At least in my case its not a RAM error. The system has about 396 GB RAM. Moreover, I can read the entire file into the RAM, the file isn't big too. numpy can also load the data into memory, and I am able to run almost all other methods (e.g. KNN, RF, SVC, etc.) The issue only arose when running OrdinaryKriging().

MuellerSeb commented 4 years ago

When using float64 with an array with a size of 114671*114671 (the cdist matrix), you result in minimum in 100GB of data. And this has at least the same order of magnitude as your provided RAM. With an overhead of numpy and some additional arrays of this kind, RAM can be a problem. And you have written that you get a MemoryError, which states that you are running out of ram. You could try setting n_closest_points in the execute call, so the full cdist matrix is not created.

hoax-killer commented 4 years ago

The cause of memory error is more specifically on this line: https://github.com/GeoStat-Framework/PyKrige/blob/48bc43362218b283bcba51b2c0990b72f7e29fbb/pykrige/core.py#L75

More specifically, in executing lon1 - lon2

I am not aware of the specifics of this operation, and why we calculate the difference between lon1 and lon2. The shapes of both numpy arrays are-

lon1.shape
Out[2]: (1, 114671)
lon2.shape
Out[3]: (114671, 1)
mjziebarth commented 4 years ago

To chime in, having written that part of the code:

That part of the code is a fairly simple implementation of the third equation of the section Computational formulas of this Wikipedia article. It was written using a simple vectorized version of the equation which creates a number of temporary arrays corresponding to terms of the rather large equation.

If you are working so tightly at your RAM limit, these additional terms could be the icing on the cake. Apart from random subsampling, you could try to work in Euclidean space (see #149), if you don't explicitly want to use the great-circle distance at large distances. Specifically, this would mean to compute Euclidean coordinates x,y,z from your latitudes and longitudes, and then kriging without the coordinates_type='geographic' option. Maybe this saves just enough temporary arrays to fit into your RAM.

Hope that helps!

hoax-killer commented 4 years ago

@mjziebarth Thanks for getting back.

If you are working so tightly at your RAM limit

I have about 396 GB RAM, much more than normal limits. Hence, it was a bit surprising to hit the limit which we rarely have with much larger datasets.

It was written using a simple vectorized version of the equation which creates a number of temporary arrays corresponding to terms of the rather large equation.

TBH, I don't see anything wrong in your code, its just a bit surprising that its hitting the memory limits.
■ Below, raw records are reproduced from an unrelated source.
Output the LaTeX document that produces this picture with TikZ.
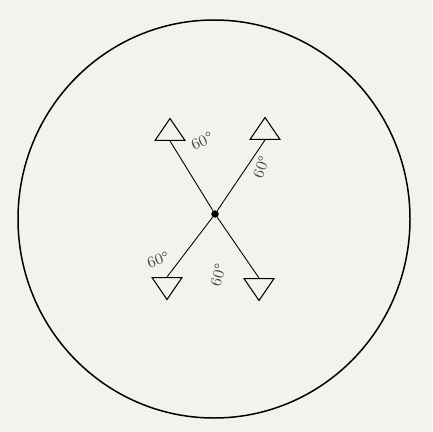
\documentclass[tikz,border=0pt]{standalone}
\usetikzlibrary{shapes.geometric}
\definecolor{paper}{HTML}{F4F2ED}
\definecolor{pencil}{HTML}{4A4A4A}
\begin{document}
\begin{tikzpicture}[
        x=0.02cm, y=-0.02cm,
        hub/.style={circle, fill=black, inner sep=0pt, minimum size=0.15cm},
        headup/.style={draw, isosceles triangle, isosceles triangle stretches, shape border rotate=90, inner sep=0pt, minimum width=0.6cm, minimum height=0.44cm, line width=0.6pt, anchor=south},
        headdown/.style={headup, shape border rotate=270, anchor=north},
        angle/.style={text=pencil, font=\small, inner sep=0pt}
    ]
        \fill[paper] (0,0) rectangle (432,432);
        \useasboundingbox (0,0) rectangle (432,432);
        \draw[line width=0.85pt] (214,219) ellipse [x radius=196, y radius=199];

        \node[hub] (centre) at (215,214) {};
        \node[headup] (nw) at (170,141) {};
        \node[headup] (ne) at (265,140) {};
        \node[headdown] (sw) at (167,277) {};
        \node[headdown] (se) at (259,278) {};

        \node[angle, rotate=25] (anw) at (202,141) {60°};
        \node[angle, rotate=70] (ane) at (261,167) {60°};
        \node[angle, rotate=20] (asw) at (158,260) {60°};
        \node[angle, rotate=75] (ase) at (218,275) {60°};

        \draw[line width=0.5pt] (centre) -- (nw.south);
        \draw[line width=0.5pt] (centre) -- (ne.south);
        \draw[line width=0.5pt] (centre) -- (sw.north);
        \draw[line width=0.5pt] (centre) -- (se.north);
    \end{tikzpicture}
\end{document}
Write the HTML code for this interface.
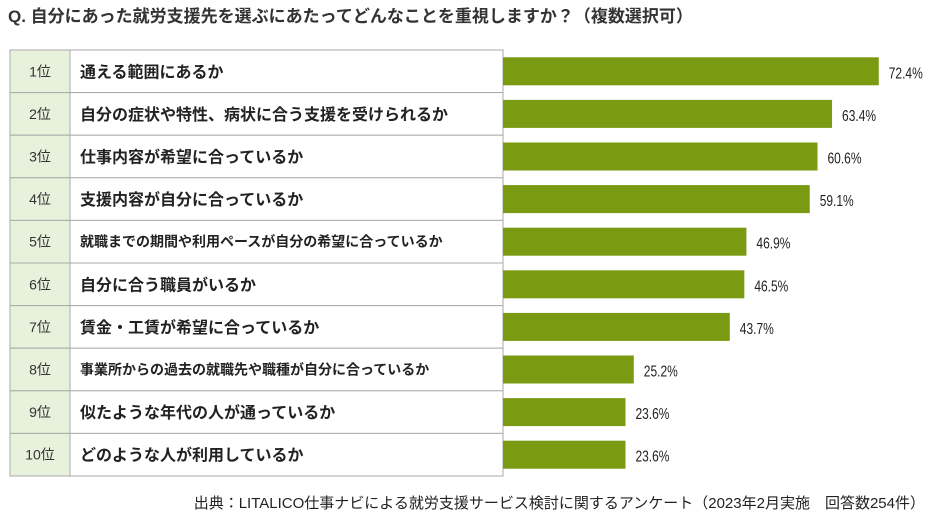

Since we are trying to benchmark, I was hesitant to change the parameters, but worst case, we can switch to Euclidean space for all the benchmarking tests. We are anyways using Google's Pixel coordinates system, hence using euclidean might make more sense.

robo-warrior commented 4 years ago

Hi, using Euclidean coordinates seemed to work for us. Thank you all for super quick responses!

MuellerSeb commented 4 years ago

That is really interesting! Thanks for sharing.